* **Your instructions**
Starting at the line that contains "Recreate this image" and stopping at the line that contains "0.05, 0.047, 0.048];", transcribe every line of the material below exactly; pictures stay out.

* **Data supplied**
----
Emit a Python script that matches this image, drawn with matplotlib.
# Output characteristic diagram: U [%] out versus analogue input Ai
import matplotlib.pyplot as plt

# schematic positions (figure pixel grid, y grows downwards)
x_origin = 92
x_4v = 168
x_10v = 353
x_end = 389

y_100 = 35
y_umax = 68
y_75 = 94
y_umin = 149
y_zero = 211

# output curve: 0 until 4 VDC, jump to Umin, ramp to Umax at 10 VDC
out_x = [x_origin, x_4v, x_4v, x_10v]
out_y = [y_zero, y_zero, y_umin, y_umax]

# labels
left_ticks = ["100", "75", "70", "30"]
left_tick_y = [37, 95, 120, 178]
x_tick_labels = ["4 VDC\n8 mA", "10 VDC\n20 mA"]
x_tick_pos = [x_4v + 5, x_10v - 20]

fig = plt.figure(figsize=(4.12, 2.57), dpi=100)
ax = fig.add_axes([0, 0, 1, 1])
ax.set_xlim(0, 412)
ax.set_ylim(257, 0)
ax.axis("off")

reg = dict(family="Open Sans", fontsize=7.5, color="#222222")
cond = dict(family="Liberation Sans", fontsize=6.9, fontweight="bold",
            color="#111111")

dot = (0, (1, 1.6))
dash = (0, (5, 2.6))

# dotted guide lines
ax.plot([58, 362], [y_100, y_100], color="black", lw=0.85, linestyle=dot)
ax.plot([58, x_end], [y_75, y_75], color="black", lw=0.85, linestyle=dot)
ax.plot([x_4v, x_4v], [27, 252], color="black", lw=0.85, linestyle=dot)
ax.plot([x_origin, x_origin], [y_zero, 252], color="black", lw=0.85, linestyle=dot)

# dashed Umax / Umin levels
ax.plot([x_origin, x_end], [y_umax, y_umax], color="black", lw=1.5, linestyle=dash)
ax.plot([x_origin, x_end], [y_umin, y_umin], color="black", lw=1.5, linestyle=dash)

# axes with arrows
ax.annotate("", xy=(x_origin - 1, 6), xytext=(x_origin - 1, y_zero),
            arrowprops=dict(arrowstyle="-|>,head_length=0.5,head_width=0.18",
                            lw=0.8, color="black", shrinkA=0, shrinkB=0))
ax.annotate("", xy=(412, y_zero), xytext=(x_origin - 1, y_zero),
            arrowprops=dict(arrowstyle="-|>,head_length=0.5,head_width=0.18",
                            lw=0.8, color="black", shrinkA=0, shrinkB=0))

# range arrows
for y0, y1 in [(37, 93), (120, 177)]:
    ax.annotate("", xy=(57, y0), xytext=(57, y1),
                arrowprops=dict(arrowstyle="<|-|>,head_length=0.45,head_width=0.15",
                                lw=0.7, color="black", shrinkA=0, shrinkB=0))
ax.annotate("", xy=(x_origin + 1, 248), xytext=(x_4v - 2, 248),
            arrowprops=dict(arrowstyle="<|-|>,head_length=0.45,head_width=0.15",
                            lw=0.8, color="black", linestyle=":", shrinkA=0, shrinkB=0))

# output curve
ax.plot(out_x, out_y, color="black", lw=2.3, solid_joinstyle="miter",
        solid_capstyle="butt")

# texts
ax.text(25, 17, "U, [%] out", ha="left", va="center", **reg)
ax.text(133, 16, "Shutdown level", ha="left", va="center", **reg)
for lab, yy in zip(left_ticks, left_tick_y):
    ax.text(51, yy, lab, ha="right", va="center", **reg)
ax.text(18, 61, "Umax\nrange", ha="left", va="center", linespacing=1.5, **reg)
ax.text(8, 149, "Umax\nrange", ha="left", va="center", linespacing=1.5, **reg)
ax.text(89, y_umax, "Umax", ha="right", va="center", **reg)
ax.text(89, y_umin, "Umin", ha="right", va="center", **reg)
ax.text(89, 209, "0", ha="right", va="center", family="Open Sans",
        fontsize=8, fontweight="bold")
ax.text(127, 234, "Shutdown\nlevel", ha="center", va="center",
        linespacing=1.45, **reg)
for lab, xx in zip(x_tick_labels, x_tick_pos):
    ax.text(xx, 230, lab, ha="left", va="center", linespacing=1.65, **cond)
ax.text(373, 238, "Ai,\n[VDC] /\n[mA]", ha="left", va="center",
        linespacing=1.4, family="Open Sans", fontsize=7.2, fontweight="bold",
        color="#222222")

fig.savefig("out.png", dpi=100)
----
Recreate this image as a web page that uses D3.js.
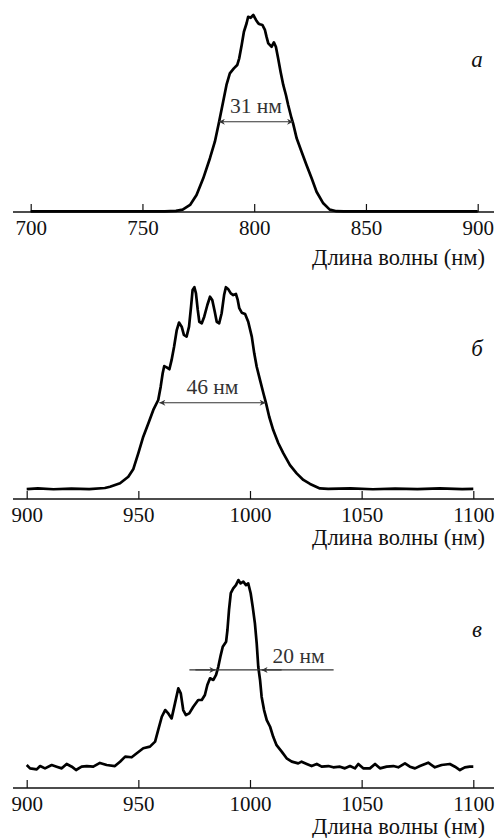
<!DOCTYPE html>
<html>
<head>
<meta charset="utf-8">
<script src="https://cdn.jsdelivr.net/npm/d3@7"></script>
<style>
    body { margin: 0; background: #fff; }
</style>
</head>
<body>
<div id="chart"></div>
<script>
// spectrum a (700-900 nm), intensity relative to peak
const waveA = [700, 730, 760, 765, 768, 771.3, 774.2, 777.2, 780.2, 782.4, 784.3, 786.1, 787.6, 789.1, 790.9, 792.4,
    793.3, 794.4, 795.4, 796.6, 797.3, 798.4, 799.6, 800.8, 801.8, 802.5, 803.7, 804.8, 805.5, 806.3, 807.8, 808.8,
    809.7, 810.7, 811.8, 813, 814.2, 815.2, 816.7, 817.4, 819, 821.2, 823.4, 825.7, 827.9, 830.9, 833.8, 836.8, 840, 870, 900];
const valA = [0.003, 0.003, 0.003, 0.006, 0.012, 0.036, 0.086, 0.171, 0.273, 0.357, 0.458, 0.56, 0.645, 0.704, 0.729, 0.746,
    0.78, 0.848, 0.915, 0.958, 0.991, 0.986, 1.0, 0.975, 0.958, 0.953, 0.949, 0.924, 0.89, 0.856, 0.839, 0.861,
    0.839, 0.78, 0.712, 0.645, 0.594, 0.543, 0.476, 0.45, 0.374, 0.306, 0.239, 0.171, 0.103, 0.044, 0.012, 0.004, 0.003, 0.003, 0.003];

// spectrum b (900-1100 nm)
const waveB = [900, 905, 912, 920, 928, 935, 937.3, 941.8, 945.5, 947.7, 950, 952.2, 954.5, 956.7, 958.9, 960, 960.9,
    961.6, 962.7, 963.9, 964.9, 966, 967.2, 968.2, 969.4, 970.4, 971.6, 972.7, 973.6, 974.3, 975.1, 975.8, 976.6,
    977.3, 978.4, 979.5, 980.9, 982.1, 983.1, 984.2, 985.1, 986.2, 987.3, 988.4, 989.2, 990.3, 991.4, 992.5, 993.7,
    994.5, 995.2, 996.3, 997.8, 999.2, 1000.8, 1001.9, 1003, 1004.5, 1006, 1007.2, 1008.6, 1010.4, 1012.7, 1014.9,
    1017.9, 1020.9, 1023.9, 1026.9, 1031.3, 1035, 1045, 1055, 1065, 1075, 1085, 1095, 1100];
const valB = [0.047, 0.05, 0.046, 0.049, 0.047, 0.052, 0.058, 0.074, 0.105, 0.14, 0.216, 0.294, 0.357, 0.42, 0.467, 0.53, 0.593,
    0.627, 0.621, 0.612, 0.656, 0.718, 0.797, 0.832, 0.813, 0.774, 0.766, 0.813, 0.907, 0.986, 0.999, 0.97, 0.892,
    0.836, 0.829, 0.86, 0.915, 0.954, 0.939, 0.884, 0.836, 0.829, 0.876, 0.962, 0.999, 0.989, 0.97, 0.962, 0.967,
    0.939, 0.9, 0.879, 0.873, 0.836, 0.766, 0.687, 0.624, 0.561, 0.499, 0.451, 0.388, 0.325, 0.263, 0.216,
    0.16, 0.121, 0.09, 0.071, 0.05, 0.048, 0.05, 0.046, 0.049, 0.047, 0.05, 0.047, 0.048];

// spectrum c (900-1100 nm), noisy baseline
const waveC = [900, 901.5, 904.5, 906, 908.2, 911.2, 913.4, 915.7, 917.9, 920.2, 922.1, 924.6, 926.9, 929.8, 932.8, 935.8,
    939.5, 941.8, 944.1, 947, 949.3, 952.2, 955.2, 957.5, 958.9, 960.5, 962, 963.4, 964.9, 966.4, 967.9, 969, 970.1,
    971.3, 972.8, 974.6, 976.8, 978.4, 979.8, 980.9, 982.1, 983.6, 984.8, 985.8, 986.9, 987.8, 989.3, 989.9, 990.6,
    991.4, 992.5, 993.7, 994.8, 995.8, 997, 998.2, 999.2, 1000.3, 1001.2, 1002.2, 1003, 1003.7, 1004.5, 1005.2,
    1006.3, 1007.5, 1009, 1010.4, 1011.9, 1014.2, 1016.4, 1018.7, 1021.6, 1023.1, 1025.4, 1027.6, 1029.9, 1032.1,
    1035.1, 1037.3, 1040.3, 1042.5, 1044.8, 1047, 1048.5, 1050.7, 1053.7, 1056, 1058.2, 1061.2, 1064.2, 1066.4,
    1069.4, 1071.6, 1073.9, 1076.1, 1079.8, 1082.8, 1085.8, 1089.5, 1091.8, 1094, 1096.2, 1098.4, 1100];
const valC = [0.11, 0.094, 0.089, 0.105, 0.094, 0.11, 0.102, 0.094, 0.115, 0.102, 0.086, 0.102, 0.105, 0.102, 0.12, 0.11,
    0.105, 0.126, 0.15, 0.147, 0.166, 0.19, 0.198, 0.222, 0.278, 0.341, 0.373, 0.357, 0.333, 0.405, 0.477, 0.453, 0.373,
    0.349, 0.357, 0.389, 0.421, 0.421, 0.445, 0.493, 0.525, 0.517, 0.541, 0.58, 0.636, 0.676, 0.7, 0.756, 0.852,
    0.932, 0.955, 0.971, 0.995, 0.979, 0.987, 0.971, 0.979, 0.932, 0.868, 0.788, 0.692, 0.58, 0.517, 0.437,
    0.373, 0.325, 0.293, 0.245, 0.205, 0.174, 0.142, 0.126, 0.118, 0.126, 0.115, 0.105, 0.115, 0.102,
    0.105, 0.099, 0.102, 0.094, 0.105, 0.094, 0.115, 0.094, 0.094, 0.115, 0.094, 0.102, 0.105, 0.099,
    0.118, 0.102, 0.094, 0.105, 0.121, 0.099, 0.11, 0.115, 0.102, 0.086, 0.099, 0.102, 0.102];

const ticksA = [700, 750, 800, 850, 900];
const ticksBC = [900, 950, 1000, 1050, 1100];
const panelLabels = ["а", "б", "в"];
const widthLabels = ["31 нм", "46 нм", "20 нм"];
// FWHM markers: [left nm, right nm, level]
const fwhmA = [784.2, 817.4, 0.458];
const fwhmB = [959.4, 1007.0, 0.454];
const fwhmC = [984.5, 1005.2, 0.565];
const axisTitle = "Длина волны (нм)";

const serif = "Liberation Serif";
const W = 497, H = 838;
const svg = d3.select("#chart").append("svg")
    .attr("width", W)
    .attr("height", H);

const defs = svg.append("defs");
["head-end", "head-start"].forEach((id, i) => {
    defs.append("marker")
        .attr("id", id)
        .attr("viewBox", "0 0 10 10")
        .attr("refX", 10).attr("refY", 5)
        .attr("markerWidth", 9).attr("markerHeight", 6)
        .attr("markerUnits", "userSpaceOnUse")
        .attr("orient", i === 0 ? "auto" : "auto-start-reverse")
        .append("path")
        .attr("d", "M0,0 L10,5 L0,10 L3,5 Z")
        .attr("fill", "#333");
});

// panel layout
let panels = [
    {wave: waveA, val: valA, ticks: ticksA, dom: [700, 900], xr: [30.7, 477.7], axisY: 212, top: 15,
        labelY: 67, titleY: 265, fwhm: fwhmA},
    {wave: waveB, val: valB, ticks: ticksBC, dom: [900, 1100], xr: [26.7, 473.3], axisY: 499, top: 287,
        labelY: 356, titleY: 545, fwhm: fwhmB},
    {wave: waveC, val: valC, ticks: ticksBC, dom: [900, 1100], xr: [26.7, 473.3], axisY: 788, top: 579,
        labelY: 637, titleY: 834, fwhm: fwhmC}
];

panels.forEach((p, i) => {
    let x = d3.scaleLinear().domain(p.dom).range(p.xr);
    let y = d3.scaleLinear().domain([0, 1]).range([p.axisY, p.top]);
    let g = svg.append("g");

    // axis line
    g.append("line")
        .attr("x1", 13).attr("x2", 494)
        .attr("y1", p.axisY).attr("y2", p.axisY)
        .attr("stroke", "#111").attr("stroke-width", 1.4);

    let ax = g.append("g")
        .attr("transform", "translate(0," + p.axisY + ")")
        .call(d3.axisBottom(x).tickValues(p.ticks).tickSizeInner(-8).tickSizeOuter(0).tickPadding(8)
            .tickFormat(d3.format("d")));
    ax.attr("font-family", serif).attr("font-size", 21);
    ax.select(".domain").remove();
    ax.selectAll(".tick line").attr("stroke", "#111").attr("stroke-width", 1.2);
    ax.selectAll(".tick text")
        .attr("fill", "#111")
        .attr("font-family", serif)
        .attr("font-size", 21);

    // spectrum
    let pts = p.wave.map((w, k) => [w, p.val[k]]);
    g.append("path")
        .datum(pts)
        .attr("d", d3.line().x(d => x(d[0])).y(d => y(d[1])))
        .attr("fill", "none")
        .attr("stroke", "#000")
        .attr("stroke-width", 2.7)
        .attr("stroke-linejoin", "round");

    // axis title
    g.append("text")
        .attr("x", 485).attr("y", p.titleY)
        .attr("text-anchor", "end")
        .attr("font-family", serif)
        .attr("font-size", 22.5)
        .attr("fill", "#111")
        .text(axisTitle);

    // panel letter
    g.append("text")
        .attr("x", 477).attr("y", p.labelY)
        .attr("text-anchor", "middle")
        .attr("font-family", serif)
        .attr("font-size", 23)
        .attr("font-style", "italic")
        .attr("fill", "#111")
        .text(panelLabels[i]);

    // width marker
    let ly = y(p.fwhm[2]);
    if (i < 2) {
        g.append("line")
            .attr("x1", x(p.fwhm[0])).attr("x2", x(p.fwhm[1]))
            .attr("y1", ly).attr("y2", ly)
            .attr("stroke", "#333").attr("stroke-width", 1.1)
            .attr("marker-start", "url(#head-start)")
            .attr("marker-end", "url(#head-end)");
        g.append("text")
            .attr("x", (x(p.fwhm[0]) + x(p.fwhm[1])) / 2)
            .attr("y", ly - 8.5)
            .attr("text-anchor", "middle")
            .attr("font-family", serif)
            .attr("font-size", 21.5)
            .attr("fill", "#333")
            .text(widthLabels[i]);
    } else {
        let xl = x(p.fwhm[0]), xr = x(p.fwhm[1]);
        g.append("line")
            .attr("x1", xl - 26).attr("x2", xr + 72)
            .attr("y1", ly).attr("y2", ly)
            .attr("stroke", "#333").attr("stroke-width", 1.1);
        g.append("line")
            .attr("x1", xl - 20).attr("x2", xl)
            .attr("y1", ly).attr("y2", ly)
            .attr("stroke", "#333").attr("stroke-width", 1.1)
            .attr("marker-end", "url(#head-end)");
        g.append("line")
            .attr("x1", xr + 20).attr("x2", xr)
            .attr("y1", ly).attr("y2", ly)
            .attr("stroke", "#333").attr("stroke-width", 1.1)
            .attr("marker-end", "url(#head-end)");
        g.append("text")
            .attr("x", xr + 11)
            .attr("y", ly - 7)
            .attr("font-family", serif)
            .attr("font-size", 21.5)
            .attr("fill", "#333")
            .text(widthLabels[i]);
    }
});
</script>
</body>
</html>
----
* **Correct result**
Recreate this image as a web page that uses D3.js.
<!DOCTYPE html>
<html>
<head>
<meta charset="utf-8">
<script src="https://cdn.jsdelivr.net/npm/d3@7"></script>
<style>
    body { margin: 0; background: #fff; }
</style>
</head>
<body>
<div id="chart"></div>
<script>
// spectrum a (700-900 nm), intensity relative to peak
const waveA = [700, 730, 760, 765, 768, 771.3, 774.2, 777.2, 780.2, 782.4, 784.3, 786.1, 787.6, 789.1, 790.9, 792.4,
    793.3, 794.4, 795.4, 796.6, 797.3, 798.4, 799.6, 800.8, 801.8, 802.5, 803.7, 804.8, 805.5, 806.3, 807.8, 808.8,
    809.7, 810.7, 811.8, 813, 814.2, 815.2, 816.7, 817.4, 819, 821.2, 823.4, 825.7, 827.9, 830.9, 833.8, 836.8, 840, 870, 900];
const valA = [0.003, 0.003, 0.003, 0.006, 0.012, 0.036, 0.086, 0.171, 0.273, 0.357, 0.458, 0.56, 0.645, 0.704, 0.729, 0.746,
    0.78, 0.848, 0.915, 0.958, 0.991, 0.986, 1.0, 0.975, 0.958, 0.953, 0.949, 0.924, 0.89, 0.856, 0.839, 0.861,
    0.839, 0.78, 0.712, 0.645, 0.594, 0.543, 0.476, 0.45, 0.374, 0.306, 0.239, 0.171, 0.103, 0.044, 0.012, 0.004, 0.003, 0.003, 0.003];

// spectrum b (900-1100 nm)
const waveB = [900, 905, 912, 920, 928, 935, 937.3, 941.8, 945.5, 947.7, 950, 952.2, 954.5, 956.7, 958.9, 960, 960.9,
    961.6, 962.7, 963.9, 964.9, 966, 967.2, 968.2, 969.4, 970.4, 971.6, 972.7, 973.6, 974.3, 975.1, 975.8, 976.6,
    977.3, 978.4, 979.5, 980.9, 982.1, 983.1, 984.2, 985.1, 986.2, 987.3, 988.4, 989.2, 990.3, 991.4, 992.5, 993.7,
    994.5, 995.2, 996.3, 997.8, 999.2, 1000.8, 1001.9, 1003, 1004.5, 1006, 1007.2, 1008.6, 1010.4, 1012.7, 1014.9,
    1017.9, 1020.9, 1023.9, 1026.9, 1031.3, 1035, 1045, 1055, 1065, 1075, 1085, 1095, 1100];
const valB = [0.047, 0.05, 0.046, 0.049, 0.047, 0.052, 0.058, 0.074, 0.105, 0.14, 0.216, 0.294, 0.357, 0.42, 0.467, 0.53, 0.593,
    0.627, 0.621, 0.612, 0.656, 0.718, 0.797, 0.832, 0.813, 0.774, 0.766, 0.813, 0.907, 0.986, 0.999, 0.97, 0.892,
    0.836, 0.829, 0.86, 0.915, 0.954, 0.939, 0.884, 0.836, 0.829, 0.876, 0.962, 0.999, 0.989, 0.97, 0.962, 0.967,
    0.939, 0.9, 0.879, 0.873, 0.836, 0.766, 0.687, 0.624, 0.561, 0.499, 0.451, 0.388, 0.325, 0.263, 0.216,
    0.16, 0.121, 0.09, 0.071, 0.05, 0.048, 0.05, 0.046, 0.049, 0.047, 0.05, 0.047, 0.048];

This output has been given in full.